What you will do: Begin with the first line of the material and copy each line word for word through the line that contains "from matplotlib.ticker import"; the pictures are left out.

Source material:
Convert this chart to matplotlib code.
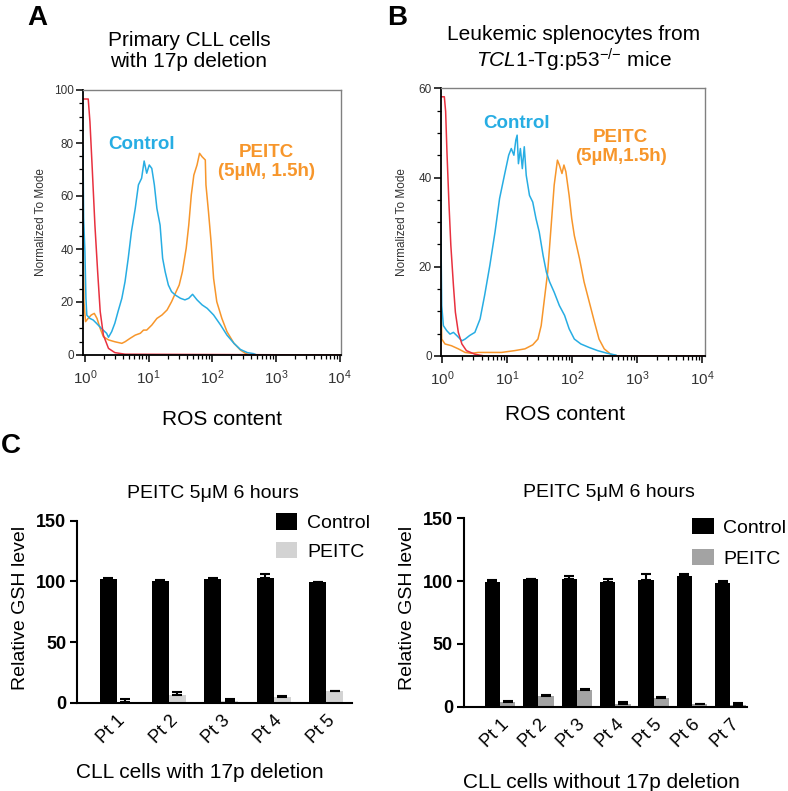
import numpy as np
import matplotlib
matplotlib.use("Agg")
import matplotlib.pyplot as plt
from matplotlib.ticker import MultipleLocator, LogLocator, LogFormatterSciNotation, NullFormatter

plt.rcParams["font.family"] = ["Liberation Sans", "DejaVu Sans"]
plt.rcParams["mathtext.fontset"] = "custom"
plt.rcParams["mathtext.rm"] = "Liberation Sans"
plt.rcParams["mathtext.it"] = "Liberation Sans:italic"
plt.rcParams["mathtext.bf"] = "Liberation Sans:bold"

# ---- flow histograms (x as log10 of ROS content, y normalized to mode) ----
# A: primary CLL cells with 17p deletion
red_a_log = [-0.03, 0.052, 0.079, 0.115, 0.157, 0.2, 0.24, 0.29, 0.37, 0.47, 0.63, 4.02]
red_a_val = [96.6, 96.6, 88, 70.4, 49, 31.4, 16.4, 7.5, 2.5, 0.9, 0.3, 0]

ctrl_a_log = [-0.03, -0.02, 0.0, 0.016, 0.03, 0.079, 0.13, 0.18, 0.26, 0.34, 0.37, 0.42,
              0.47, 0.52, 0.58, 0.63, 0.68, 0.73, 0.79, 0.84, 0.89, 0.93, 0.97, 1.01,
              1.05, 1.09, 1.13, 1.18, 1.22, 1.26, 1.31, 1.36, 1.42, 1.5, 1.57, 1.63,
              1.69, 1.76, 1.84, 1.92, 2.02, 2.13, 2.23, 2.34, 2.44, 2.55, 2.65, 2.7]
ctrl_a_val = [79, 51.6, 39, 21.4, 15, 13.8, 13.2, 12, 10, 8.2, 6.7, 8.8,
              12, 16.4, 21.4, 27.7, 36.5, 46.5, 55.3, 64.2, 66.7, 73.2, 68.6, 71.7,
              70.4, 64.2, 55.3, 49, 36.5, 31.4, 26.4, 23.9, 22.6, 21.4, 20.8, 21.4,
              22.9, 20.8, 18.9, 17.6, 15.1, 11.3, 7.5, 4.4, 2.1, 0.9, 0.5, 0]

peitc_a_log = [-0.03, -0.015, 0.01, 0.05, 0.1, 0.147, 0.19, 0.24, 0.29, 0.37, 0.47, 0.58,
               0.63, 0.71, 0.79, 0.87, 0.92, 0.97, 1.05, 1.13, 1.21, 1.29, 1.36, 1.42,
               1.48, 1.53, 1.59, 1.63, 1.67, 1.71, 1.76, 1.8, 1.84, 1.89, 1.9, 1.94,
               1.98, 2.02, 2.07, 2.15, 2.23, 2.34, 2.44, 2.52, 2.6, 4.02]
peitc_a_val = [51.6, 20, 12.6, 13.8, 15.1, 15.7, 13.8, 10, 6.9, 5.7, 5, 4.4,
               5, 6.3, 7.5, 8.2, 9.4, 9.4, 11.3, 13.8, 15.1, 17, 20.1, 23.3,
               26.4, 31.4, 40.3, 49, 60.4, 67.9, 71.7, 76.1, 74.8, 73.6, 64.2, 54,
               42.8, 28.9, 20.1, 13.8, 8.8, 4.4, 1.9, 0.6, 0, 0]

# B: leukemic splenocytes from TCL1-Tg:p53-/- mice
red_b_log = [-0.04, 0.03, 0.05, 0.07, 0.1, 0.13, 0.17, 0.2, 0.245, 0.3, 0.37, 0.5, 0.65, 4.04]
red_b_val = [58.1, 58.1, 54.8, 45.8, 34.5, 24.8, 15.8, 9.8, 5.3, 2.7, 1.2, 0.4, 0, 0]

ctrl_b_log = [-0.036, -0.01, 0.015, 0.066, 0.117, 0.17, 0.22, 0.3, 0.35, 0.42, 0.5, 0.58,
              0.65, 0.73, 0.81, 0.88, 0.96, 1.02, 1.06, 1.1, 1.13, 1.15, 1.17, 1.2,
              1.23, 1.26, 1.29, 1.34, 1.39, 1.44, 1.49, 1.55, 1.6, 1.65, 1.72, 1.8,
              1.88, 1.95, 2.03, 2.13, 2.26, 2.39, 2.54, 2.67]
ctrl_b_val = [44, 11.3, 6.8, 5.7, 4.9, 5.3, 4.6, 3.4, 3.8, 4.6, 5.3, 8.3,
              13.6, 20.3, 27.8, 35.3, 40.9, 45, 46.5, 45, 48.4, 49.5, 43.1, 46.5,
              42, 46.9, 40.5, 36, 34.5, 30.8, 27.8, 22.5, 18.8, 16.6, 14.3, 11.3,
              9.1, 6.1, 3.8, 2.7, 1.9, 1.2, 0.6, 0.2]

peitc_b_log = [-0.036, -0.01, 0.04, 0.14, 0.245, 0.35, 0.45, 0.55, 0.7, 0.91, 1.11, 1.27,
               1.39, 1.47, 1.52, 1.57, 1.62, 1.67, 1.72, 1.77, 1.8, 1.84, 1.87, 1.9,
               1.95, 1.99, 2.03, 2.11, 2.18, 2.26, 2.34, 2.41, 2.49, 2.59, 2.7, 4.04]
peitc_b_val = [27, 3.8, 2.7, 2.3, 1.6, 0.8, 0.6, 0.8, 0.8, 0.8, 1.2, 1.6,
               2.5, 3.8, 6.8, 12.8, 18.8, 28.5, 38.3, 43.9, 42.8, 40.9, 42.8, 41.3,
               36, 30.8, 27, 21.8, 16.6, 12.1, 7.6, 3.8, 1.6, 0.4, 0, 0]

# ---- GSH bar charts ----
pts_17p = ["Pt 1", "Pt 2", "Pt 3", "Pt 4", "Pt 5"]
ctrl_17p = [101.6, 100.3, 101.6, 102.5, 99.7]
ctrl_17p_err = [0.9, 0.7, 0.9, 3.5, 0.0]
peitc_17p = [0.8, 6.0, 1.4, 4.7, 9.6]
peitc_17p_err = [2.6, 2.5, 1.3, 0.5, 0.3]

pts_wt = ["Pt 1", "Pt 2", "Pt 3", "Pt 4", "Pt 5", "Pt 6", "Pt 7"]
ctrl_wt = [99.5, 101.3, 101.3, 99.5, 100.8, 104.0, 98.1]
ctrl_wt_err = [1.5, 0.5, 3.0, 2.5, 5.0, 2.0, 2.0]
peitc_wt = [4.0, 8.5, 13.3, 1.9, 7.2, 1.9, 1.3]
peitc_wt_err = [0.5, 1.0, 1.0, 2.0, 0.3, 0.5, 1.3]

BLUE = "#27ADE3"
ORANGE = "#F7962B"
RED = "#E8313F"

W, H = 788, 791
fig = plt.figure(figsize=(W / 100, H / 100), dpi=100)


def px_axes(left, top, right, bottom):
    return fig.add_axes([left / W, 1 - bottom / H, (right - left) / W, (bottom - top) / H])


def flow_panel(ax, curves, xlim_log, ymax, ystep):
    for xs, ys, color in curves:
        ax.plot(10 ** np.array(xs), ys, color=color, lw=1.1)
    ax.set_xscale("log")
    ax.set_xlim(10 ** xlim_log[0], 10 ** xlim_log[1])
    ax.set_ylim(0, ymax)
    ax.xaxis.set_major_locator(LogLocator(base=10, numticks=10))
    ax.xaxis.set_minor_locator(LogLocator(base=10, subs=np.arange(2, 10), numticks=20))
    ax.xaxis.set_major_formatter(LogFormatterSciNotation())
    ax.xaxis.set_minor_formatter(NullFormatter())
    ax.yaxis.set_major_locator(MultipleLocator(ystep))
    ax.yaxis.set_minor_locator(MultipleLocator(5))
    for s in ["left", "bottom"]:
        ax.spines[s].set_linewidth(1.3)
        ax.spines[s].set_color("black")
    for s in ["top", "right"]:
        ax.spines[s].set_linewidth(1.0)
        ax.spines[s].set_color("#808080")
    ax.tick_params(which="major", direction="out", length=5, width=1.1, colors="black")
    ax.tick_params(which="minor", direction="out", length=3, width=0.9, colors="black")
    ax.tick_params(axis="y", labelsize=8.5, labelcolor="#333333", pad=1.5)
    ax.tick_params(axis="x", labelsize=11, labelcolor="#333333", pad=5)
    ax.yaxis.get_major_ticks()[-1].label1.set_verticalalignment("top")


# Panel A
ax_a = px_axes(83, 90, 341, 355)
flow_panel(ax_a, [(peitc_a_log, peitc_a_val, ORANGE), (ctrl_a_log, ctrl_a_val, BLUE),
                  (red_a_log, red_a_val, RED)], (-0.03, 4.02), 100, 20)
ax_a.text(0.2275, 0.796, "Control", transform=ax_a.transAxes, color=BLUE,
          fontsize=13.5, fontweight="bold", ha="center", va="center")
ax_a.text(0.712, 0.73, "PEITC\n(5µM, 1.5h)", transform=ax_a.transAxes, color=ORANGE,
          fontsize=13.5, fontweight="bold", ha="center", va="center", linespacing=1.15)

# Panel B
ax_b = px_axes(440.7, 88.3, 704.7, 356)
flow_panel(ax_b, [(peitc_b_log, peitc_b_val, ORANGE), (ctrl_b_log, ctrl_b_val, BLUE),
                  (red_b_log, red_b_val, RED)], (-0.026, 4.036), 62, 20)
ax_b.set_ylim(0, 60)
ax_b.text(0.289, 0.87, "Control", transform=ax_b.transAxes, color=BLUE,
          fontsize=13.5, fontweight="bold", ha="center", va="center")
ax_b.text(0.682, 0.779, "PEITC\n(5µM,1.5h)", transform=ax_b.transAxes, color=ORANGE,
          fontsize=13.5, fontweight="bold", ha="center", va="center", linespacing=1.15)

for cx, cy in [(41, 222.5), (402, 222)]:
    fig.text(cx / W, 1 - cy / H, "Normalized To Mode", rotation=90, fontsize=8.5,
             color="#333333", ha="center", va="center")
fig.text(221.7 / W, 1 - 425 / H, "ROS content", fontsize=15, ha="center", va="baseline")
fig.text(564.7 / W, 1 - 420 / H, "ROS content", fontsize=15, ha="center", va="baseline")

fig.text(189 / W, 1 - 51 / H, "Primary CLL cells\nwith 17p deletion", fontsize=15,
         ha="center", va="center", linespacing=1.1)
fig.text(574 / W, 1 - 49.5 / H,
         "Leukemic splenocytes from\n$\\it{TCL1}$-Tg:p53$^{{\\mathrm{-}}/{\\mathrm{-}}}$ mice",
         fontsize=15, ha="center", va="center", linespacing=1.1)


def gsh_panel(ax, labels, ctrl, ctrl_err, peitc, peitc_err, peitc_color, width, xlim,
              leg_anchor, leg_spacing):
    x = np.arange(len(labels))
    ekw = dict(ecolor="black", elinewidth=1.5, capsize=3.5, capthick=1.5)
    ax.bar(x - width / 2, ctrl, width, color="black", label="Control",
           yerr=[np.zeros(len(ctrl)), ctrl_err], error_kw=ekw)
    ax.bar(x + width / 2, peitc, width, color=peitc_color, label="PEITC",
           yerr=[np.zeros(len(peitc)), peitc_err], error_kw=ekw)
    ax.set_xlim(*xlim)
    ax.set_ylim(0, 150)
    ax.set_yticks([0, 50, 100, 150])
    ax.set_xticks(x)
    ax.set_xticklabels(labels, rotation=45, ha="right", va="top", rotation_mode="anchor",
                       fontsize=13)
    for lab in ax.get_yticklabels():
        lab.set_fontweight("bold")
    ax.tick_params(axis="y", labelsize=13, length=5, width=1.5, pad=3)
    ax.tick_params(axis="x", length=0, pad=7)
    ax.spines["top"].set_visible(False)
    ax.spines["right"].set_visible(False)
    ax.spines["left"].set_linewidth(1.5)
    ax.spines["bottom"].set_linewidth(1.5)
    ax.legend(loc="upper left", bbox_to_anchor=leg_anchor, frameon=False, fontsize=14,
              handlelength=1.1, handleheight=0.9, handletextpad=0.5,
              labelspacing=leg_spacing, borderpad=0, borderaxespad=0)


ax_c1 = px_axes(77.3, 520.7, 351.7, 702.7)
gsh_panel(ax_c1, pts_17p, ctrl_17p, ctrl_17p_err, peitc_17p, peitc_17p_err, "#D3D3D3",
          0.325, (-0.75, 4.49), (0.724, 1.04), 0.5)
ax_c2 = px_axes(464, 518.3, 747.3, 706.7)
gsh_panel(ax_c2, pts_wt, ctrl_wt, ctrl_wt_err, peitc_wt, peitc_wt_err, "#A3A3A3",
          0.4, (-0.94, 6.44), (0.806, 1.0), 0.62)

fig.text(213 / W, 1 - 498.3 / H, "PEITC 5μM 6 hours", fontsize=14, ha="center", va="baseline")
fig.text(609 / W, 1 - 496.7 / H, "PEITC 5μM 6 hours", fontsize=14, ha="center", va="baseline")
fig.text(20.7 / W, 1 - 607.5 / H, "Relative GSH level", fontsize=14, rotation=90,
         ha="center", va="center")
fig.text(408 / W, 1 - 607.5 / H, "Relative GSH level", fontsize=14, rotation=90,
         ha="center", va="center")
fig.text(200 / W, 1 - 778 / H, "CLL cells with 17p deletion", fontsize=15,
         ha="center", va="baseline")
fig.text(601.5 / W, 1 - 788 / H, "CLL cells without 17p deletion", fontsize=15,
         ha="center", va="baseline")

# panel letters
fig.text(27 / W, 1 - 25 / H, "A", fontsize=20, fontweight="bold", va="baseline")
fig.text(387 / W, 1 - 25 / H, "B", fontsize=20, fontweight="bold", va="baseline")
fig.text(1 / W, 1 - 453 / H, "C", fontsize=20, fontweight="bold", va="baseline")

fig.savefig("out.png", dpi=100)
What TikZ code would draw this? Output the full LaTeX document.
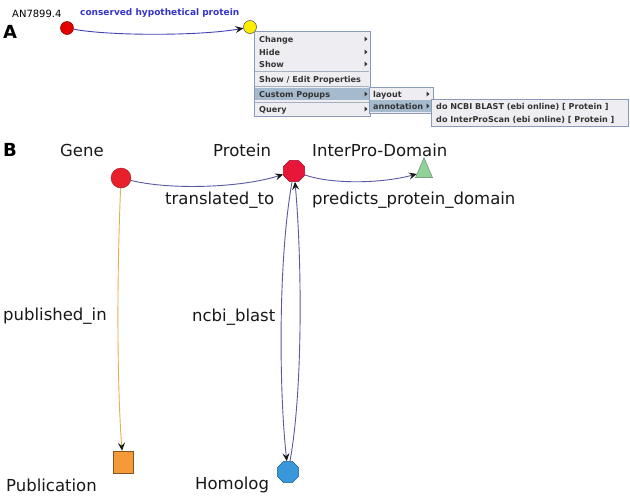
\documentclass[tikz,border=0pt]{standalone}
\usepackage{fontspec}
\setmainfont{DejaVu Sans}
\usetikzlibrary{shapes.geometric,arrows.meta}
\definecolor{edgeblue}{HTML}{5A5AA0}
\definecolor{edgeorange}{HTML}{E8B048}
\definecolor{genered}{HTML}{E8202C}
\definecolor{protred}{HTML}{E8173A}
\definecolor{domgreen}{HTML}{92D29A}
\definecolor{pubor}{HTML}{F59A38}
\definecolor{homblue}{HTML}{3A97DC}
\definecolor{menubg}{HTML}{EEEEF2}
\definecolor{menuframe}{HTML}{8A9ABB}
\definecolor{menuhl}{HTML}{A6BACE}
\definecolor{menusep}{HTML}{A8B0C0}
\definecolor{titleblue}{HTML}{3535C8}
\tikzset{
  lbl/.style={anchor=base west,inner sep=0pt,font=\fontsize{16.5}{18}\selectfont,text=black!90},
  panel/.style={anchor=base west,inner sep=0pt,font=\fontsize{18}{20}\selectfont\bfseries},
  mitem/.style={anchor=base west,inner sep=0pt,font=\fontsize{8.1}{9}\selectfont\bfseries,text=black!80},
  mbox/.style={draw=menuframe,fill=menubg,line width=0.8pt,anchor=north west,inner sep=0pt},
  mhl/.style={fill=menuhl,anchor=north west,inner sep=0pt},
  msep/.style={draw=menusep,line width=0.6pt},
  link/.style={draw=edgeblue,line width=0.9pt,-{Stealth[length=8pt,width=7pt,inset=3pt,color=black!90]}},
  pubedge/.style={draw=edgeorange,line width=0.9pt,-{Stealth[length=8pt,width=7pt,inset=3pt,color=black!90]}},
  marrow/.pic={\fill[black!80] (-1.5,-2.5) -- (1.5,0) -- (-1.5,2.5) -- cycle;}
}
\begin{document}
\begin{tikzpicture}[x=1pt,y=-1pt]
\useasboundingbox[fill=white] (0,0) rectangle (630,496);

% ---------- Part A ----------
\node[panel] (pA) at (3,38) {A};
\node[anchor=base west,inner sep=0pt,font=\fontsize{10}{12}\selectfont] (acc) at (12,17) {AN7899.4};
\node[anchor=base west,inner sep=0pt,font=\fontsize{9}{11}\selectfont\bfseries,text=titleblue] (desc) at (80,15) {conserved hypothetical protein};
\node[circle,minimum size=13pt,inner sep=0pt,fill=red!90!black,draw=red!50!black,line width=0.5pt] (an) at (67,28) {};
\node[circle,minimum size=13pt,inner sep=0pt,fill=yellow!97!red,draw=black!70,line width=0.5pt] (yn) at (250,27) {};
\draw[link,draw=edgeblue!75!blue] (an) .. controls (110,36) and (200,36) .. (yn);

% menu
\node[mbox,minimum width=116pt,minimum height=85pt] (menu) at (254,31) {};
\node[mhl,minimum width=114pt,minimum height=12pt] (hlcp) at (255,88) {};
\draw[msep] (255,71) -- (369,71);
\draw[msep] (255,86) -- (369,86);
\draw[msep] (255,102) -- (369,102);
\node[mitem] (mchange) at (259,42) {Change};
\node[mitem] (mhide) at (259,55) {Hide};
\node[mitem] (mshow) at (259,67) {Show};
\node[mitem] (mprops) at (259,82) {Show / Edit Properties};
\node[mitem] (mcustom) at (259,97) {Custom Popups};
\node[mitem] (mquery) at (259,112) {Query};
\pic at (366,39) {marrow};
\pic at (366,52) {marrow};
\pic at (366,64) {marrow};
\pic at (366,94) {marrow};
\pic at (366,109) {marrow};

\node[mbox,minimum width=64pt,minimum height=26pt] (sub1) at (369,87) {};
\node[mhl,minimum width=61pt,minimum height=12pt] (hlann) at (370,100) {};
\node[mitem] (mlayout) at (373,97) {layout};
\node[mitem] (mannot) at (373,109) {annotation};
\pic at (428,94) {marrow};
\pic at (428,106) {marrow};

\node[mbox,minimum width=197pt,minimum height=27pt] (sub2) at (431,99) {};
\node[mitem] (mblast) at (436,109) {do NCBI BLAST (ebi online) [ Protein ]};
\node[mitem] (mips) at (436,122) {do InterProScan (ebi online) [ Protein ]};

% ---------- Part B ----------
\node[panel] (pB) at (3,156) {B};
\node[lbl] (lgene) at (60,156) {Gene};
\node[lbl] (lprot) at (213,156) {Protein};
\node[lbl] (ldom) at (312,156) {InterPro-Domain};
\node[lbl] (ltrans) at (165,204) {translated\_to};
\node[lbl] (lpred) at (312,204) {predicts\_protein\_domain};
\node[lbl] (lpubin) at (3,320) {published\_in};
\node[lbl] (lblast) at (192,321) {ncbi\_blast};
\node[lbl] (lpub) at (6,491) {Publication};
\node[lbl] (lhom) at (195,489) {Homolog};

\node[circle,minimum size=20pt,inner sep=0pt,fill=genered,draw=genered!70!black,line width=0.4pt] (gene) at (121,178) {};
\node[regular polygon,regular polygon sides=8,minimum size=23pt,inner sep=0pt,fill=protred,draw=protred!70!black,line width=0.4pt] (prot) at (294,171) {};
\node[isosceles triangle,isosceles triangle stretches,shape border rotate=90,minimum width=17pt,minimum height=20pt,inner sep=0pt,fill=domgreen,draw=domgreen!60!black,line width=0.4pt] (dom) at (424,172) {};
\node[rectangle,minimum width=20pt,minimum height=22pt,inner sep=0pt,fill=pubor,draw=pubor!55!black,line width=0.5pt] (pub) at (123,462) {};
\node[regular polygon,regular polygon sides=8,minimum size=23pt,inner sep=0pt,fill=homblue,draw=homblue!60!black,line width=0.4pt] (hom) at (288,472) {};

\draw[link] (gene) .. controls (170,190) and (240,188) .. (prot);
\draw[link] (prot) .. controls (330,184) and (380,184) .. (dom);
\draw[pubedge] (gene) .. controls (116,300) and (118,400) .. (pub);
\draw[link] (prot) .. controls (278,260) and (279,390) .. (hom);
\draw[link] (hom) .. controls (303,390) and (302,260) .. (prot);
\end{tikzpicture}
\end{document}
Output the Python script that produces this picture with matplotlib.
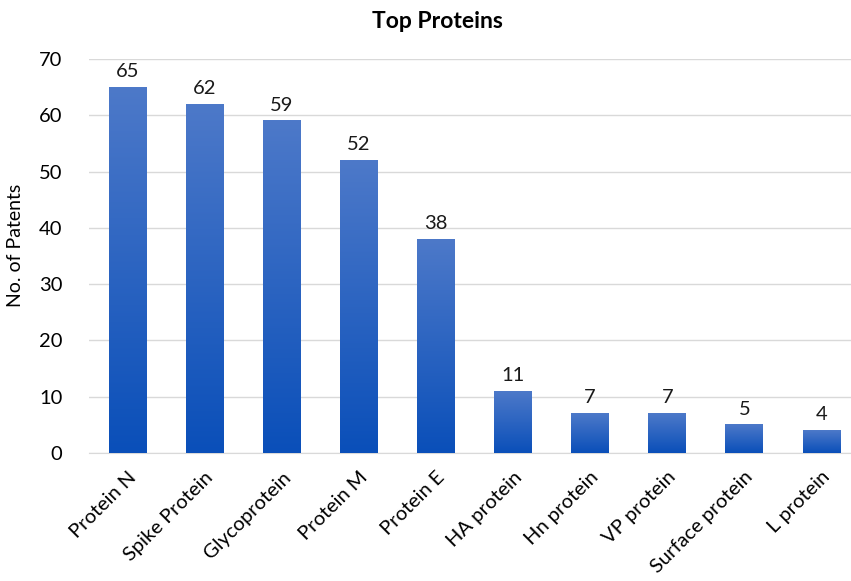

Correct response:
Convert this chart to matplotlib code.
import numpy as np
import matplotlib
matplotlib.use("Agg")
import matplotlib.pyplot as plt
from matplotlib.ticker import MultipleLocator, LogLocator, LogFormatterSciNotation, NullFormatter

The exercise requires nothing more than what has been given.